[Problem description]: The data below is to be returned in full and exactly.

***

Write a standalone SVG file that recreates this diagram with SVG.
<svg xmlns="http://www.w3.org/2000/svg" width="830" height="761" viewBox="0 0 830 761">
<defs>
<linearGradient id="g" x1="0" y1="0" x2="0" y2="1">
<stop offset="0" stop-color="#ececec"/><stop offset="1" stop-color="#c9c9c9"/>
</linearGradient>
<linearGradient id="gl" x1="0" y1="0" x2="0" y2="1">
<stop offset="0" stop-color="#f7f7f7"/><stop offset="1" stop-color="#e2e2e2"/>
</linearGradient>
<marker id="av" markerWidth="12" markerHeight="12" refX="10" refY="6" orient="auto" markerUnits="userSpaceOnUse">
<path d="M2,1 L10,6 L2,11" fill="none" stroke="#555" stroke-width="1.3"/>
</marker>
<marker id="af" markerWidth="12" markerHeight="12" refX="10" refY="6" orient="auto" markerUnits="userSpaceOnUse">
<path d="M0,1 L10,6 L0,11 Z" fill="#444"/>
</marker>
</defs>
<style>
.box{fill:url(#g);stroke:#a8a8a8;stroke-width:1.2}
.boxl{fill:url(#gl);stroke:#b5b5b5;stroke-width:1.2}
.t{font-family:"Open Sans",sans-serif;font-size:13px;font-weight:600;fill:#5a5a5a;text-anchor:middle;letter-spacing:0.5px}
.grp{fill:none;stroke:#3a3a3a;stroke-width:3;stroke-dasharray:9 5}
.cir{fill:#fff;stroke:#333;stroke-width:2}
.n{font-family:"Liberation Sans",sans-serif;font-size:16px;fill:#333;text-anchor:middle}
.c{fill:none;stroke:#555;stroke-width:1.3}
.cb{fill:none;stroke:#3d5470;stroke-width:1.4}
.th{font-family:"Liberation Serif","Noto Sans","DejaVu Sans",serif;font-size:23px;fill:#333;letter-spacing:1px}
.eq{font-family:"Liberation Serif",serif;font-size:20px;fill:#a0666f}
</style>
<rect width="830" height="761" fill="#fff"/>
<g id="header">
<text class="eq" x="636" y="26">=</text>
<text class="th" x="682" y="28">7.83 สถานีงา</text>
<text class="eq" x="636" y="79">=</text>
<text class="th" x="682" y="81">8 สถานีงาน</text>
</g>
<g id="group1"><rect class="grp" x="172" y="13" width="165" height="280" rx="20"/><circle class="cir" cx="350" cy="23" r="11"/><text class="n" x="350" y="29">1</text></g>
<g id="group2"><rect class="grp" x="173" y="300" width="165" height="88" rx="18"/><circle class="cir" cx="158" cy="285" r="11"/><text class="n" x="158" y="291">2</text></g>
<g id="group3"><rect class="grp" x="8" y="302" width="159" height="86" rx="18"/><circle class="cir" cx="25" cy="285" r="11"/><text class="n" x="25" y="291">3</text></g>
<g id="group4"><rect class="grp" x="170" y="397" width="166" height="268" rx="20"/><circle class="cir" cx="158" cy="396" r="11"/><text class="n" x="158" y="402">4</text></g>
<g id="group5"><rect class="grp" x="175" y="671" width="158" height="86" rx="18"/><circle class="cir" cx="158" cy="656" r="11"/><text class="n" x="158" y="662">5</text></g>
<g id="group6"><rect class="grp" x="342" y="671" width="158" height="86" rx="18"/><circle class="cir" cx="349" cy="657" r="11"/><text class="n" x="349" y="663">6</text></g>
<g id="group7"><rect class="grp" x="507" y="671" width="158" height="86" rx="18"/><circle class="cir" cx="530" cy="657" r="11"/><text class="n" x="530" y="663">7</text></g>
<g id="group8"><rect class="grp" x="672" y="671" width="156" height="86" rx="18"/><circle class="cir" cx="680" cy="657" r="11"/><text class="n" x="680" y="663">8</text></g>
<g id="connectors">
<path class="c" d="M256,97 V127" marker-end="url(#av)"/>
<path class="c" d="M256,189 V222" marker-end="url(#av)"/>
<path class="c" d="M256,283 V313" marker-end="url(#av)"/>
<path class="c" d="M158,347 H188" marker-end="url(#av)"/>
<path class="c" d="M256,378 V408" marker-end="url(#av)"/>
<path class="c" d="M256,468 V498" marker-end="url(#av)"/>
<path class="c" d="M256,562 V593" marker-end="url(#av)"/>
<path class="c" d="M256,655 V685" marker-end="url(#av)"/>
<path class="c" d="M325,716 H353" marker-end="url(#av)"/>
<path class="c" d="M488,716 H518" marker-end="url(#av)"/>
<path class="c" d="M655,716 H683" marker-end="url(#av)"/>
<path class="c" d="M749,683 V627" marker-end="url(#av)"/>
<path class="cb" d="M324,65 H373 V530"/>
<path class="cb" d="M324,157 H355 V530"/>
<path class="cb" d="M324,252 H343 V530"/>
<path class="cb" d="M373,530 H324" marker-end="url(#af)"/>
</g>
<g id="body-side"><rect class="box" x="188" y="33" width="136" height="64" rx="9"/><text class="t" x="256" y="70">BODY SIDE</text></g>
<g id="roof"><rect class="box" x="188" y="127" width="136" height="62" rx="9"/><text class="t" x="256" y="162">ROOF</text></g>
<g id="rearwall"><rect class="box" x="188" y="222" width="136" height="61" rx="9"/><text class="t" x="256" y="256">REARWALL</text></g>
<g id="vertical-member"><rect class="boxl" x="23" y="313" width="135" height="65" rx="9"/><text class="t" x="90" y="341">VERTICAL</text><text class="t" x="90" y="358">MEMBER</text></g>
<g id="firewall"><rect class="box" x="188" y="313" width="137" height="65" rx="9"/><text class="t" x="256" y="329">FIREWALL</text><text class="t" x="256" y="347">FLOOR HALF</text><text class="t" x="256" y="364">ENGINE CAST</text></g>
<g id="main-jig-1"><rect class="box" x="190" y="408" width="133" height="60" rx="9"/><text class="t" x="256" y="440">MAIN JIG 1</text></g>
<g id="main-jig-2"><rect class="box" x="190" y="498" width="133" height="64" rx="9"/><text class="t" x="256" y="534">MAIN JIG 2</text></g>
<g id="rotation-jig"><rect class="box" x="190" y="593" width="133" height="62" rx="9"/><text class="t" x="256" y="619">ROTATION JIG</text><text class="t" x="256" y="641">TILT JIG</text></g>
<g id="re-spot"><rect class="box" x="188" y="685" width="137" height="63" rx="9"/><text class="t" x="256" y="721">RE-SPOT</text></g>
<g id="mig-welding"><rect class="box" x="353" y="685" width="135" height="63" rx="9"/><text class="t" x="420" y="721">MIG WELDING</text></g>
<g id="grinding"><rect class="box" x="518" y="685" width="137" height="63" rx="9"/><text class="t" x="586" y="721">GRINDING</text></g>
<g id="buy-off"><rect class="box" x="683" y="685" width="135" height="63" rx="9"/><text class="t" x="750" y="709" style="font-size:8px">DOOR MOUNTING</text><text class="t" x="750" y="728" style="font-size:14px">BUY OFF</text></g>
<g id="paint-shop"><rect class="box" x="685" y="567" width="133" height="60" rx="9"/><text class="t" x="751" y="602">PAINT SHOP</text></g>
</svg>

***

[Answer for the task]:
Write a standalone SVG file that recreates this diagram with SVG.
<svg xmlns="http://www.w3.org/2000/svg" width="830" height="761" viewBox="0 0 830 761">
<defs>
<linearGradient id="g" x1="0" y1="0" x2="0" y2="1">
<stop offset="0" stop-color="#ececec"/><stop offset="1" stop-color="#c9c9c9"/>
</linearGradient>
<linearGradient id="gl" x1="0" y1="0" x2="0" y2="1">
<stop offset="0" stop-color="#f7f7f7"/><stop offset="1" stop-color="#e2e2e2"/>
</linearGradient>
<marker id="av" markerWidth="12" markerHeight="12" refX="10" refY="6" orient="auto" markerUnits="userSpaceOnUse">
<path d="M2,1 L10,6 L2,11" fill="none" stroke="#555" stroke-width="1.3"/>
</marker>
<marker id="af" markerWidth="12" markerHeight="12" refX="10" refY="6" orient="auto" markerUnits="userSpaceOnUse">
<path d="M0,1 L10,6 L0,11 Z" fill="#444"/>
</marker>
</defs>
<style>
.box{fill:url(#g);stroke:#a8a8a8;stroke-width:1.2}
.boxl{fill:url(#gl);stroke:#b5b5b5;stroke-width:1.2}
.t{font-family:"Open Sans",sans-serif;font-size:13px;font-weight:600;fill:#5a5a5a;text-anchor:middle;letter-spacing:0.5px}
.grp{fill:none;stroke:#3a3a3a;stroke-width:3;stroke-dasharray:9 5}
.cir{fill:#fff;stroke:#333;stroke-width:2}
.n{font-family:"Liberation Sans",sans-serif;font-size:16px;fill:#333;text-anchor:middle}
.c{fill:none;stroke:#555;stroke-width:1.3}
.cb{fill:none;stroke:#3d5470;stroke-width:1.4}
.th{font-family:"Liberation Serif","Noto Sans","DejaVu Sans",serif;font-size:23px;fill:#333;letter-spacing:1px}
.eq{font-family:"Liberation Serif",serif;font-size:20px;fill:#a0666f}
</style>
<rect width="830" height="761" fill="#fff"/>
<g id="header">
<text class="eq" x="636" y="26">=</text>
<text class="th" x="682" y="28">7.83 สถานีงา</text>
<text class="eq" x="636" y="79">=</text>
<text class="th" x="682" y="81">8 สถานีงาน</text>
</g>
<g id="group1"><rect class="grp" x="172" y="13" width="165" height="280" rx="20"/><circle class="cir" cx="350" cy="23" r="11"/><text class="n" x="350" y="29">1</text></g>
<g id="group2"><rect class="grp" x="173" y="300" width="165" height="88" rx="18"/><circle class="cir" cx="158" cy="285" r="11"/><text class="n" x="158" y="291">2</text></g>
<g id="group3"><rect class="grp" x="8" y="302" width="159" height="86" rx="18"/><circle class="cir" cx="25" cy="285" r="11"/><text class="n" x="25" y="291">3</text></g>
<g id="group4"><rect class="grp" x="170" y="397" width="166" height="268" rx="20"/><circle class="cir" cx="158" cy="396" r="11"/><text class="n" x="158" y="402">4</text></g>
<g id="group5"><rect class="grp" x="175" y="671" width="158" height="86" rx="18"/><circle class="cir" cx="158" cy="656" r="11"/><text class="n" x="158" y="662">5</text></g>
<g id="group6"><rect class="grp" x="342" y="671" width="158" height="86" rx="18"/><circle class="cir" cx="349" cy="657" r="11"/><text class="n" x="349" y="663">6</text></g>
<g id="group7"><rect class="grp" x="507" y="671" width="158" height="86" rx="18"/><circle class="cir" cx="530" cy="657" r="11"/><text class="n" x="530" y="663">7</text></g>
<g id="group8"><rect class="grp" x="672" y="671" width="156" height="86" rx="18"/><circle class="cir" cx="680" cy="657" r="11"/><text class="n" x="680" y="663">8</text></g>
<g id="connectors">
<path class="c" d="M256,97 V127" marker-end="url(#av)"/>
<path class="c" d="M256,189 V222" marker-end="url(#av)"/>
<path class="c" d="M256,283 V313" marker-end="url(#av)"/>
<path class="c" d="M158,347 H188" marker-end="url(#av)"/>
<path class="c" d="M256,378 V408" marker-end="url(#av)"/>
<path class="c" d="M256,468 V498" marker-end="url(#av)"/>
<path class="c" d="M256,562 V593" marker-end="url(#av)"/>
<path class="c" d="M256,655 V685" marker-end="url(#av)"/>
<path class="c" d="M325,716 H353" marker-end="url(#av)"/>
<path class="c" d="M488,716 H518" marker-end="url(#av)"/>
<path class="c" d="M655,716 H683" marker-end="url(#av)"/>
<path class="c" d="M749,683 V627" marker-end="url(#av)"/>
<path class="cb" d="M324,65 H373 V530"/>
<path class="cb" d="M324,157 H355 V530"/>
<path class="cb" d="M324,252 H343 V530"/>
<path class="cb" d="M373,530 H324" marker-end="url(#af)"/>
</g>
<g id="body-side"><rect class="box" x="188" y="33" width="136" height="64" rx="9"/><text class="t" x="256" y="70">BODY SIDE</text></g>
<g id="roof"><rect class="box" x="188" y="127" width="136" height="62" rx="9"/><text class="t" x="256" y="162">ROOF</text></g>
<g id="rearwall"><rect class="box" x="188" y="222" width="136" height="61" rx="9"/><text class="t" x="256" y="256">REARWALL</text></g>
<g id="vertical-member"><rect class="boxl" x="23" y="313" width="135" height="65" rx="9"/><text class="t" x="90" y="341">VERTICAL</text><text class="t" x="90" y="358">MEMBER</text></g>
<g id="firewall"><rect class="box" x="188" y="313" width="137" height="65" rx="9"/><text class="t" x="256" y="329">FIREWALL</text><text class="t" x="256" y="347">FLOOR HALF</text><text class="t" x="256" y="364">ENGINE CAST</text></g>
<g id="main-jig-1"><rect class="box" x="190" y="408" width="133" height="60" rx="9"/><text class="t" x="256" y="440">MAIN JIG 1</text></g>
<g id="main-jig-2"><rect class="box" x="190" y="498" width="133" height="64" rx="9"/><text class="t" x="256" y="534">MAIN JIG 2</text></g>
<g id="rotation-jig"><rect class="box" x="190" y="593" width="133" height="62" rx="9"/><text class="t" x="256" y="619">ROTATION JIG</text><text class="t" x="256" y="641">TILT JIG</text></g>
<g id="re-spot"><rect class="box" x="188" y="685" width="137" height="63" rx="9"/><text class="t" x="256" y="721">RE-SPOT</text></g>
<g id="mig-welding"><rect class="box" x="353" y="685" width="135" height="63" rx="9"/><text class="t" x="420" y="721">MIG WELDING</text></g>
<g id="grinding"><rect class="box" x="518" y="685" width="137" height="63" rx="9"/><text class="t" x="586" y="721">GRINDING</text></g>
<g id="buy-off"><rect class="box" x="683" y="685" width="135" height="63" rx="9"/><text class="t" x="750" y="709" style="font-size:8px">DOOR MOUNTING</text><text class="t" x="750" y="728" style="font-size:14px">BUY OFF</text></g>
<g id="paint-shop"><rect class="box" x="685" y="567" width="133" height="60" rx="9"/><text class="t" x="751" y="602">PAINT SHOP</text></g>
</svg>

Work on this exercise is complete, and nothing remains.